Hill is taking no shortcuts in preparing her players for the tougher competition they will face in high school. Regardless of whether starters or substitutes were on the court, the playbook was the same.

"I tell the girls I don't care if we win every game or if we lose points," she says. "We're going to do it the right way. We're going to pass, set and spike, and that's what we do every single day. Knowing I'm going to be sending them to Corey, I know they're only going to get better.

"This is the best we've played. I told them we've been waiting all season for the playoffs."

There are changes ahead for the two young adults. Deese and her husband Josh, a member of the teaching and football coaching staff at Purnell Swett, are expecting their first child in May. Next fall, Purnell Swett will be a part of a new conference that includes Pinecrest where Deese went to school in her freshman and sophomore years.

Hill's grand slam home run in the 2003 state softball finals in Raleigh was a shot heard all the way back in Moore County. It helped put North Moore within a game of winning a state title that was not to be. She recently took another big step by accepting an offer to teach sixth grade reading and coach the girls' basketball team at Prospect Elementary, beginning in January.

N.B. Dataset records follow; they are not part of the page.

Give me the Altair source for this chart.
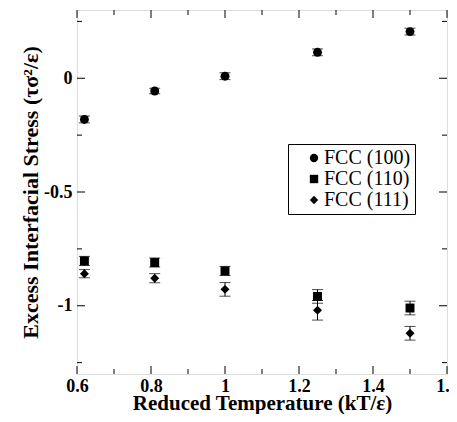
import altair as alt
import pandas as pd

# Data
temps = [0.62, 0.81, 1.0, 1.25, 1.5]
s100 = [-0.181, -0.056, 0.009, 0.114, 0.205]
e100 = [0.015, 0.012, 0.015, 0.015, 0.015]
s110 = [-0.803, -0.810, -0.847, -0.959, -1.010]
e110 = [0.02, 0.02, 0.02, 0.03, 0.03]
s111 = [-0.859, -0.879, -0.928, -1.020, -1.121]
e111 = [0.018, 0.02, 0.03, 0.043, 0.03]
series_names = ["FCC (100)", "FCC (110)", "FCC (111)"]
shapes = ["circle", "square", "diamond"]

x_major = [0.6, 0.8, 1.0, 1.2, 1.4, 1.6]
x_minor = [0.7, 0.9, 1.1, 1.3, 1.5]
y_major = [-1.0, -0.5, 0.0]
y_minor = [-1.25, -0.75, -0.25, 0.25]

W, H = 370, 364
FONT = "Liberation Serif"

rows = []
for name, vals, errs in zip(series_names, [s100, s110, s111], [e100, e110, e111]):
    for t, v, e in zip(temps, vals, errs):
        rows.append({"series": name, "t": t, "v": v, "lo": v - e, "hi": v + e})
df = pd.DataFrame(rows)

xscale = alt.Scale(domain=[0.6, 1.6], nice=False, zero=False)
yscale = alt.Scale(domain=[-1.3, 0.3], nice=False, zero=False)

xaxis = alt.Axis(values=x_major, labelExpr="toString(datum.value)", grid=False,
                 ticks=False, domain=False, labelFont=FONT, labelFontSize=18,
                 labelFontWeight="bold", labelColor="black", labelPadding=17,
                 labelBaseline="alphabetic",
                 title="Reduced Temperature (kT/ε)", titleFont=FONT, titleFontSize=21,
                 titleFontWeight="bold", titleColor="black",
                 titleBaseline="alphabetic", titleX=W / 2, titleY=35,
                 labelFlush=False, labelOverlap=False)
yaxis = alt.Axis(values=y_major, labelExpr="toString(datum.value)", grid=False,
                 ticks=False, domain=False, labelFont=FONT, labelFontSize=18,
                 labelFontWeight="bold", labelColor="black", labelPadding=5,
                 title="Excess Interfacial Stress (τσ²/ε)", titleFont=FONT, titleFontSize=22,
                 titleFontWeight="bold", titleColor="black",
                 titleBaseline="alphabetic", titleX=-40, titleY=H / 2,
                 labelFlush=False, labelOverlap=False)

base = alt.Chart(df)

err = base.mark_errorbar(ticks={"size": 11, "thickness": 1}, rule={"strokeWidth": 1},
                         color="black").encode(
    x=alt.X("t:Q", scale=xscale, axis=xaxis),
    y=alt.Y("lo:Q", scale=yscale, axis=yaxis),
    y2="hi:Q",
)

pts = base.mark_point(filled=True, opacity=1, color="black", size=80).encode(
    x=alt.X("t:Q", scale=xscale),
    y=alt.Y("v:Q", scale=yscale),
    shape=alt.Shape("series:N", scale=alt.Scale(domain=series_names, range=shapes),
                    legend=alt.Legend(title=None, orient="none", legendX=211, legendY=134,
                                      fillColor="white", strokeColor="black", padding=4,
                                      labelFont=FONT, labelFontSize=20, labelColor="black",
                                      symbolSize=70, symbolFillColor="black",
                                      symbolStrokeColor="black", symbolOffset=12,
                                      labelOffset=0, rowPadding=1, cornerRadius=0)),
)

def xticks(vals, length):
    d = pd.DataFrame({"t": vals})
    c = alt.Chart(d)
    bot = c.mark_rule(color="black", strokeWidth=1).encode(
        x=alt.X("t:Q", scale=xscale), y=alt.value(H), y2=alt.value(H - length))
    top = c.mark_rule(color="black", strokeWidth=1).encode(
        x=alt.X("t:Q", scale=xscale), y=alt.value(0), y2=alt.value(length))
    return [bot, top]

def yticks(vals, length):
    d = pd.DataFrame({"v": vals})
    c = alt.Chart(d)
    left = c.mark_rule(color="black", strokeWidth=1).encode(
        y=alt.Y("v:Q", scale=yscale), x=alt.value(0), x2=alt.value(length))
    right = c.mark_rule(color="black", strokeWidth=1).encode(
        y=alt.Y("v:Q", scale=yscale), x=alt.value(W), x2=alt.value(W - length))
    return [left, right]

layers = [err, pts] + xticks(x_major, 8) + xticks(x_minor, 5) + yticks(y_major, 8) + yticks(y_minor, 5)

chart = alt.layer(*layers).properties(
    width=W, height=H,
    autosize=alt.AutoSizeParams(type="none"),
    padding={"left": 69, "top": 2, "right": 2, "bottom": 40},
).configure_view(stroke="black", strokeWidth=1.3).configure(background="white")

chart.save("out.html", embed_options={"renderer": "svg", "actions": False})
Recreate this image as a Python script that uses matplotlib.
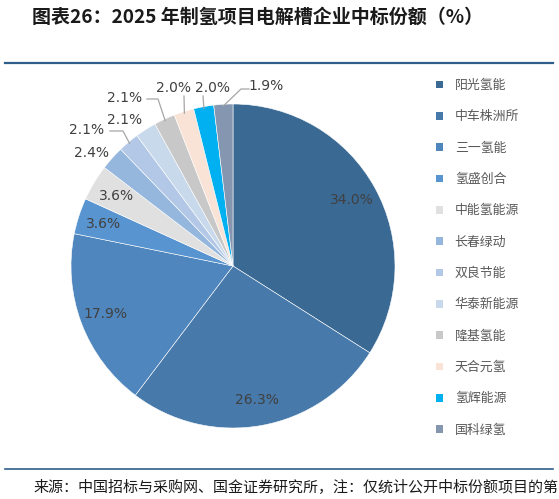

The young coaches have been influenced by many in their roles as coaches and teachers. Hill's list includes her parents and brother, Darrell Marks, her high school coaches, and UNC-Pembroke volleyball coaches Beverly Justice and Jeff Billington.

In addition to Maness and her father, Deese says Union Pines coach Nat Carter had a huge influence on her.

Because of the range of experiences they have had at several levels, they may be wise beyond their years as coaches of young people. Deese was asked about the most important thing she learned from Maness who she continues to confer with often.

"Just to be there whenever the kids need you no matter what time it is," she says.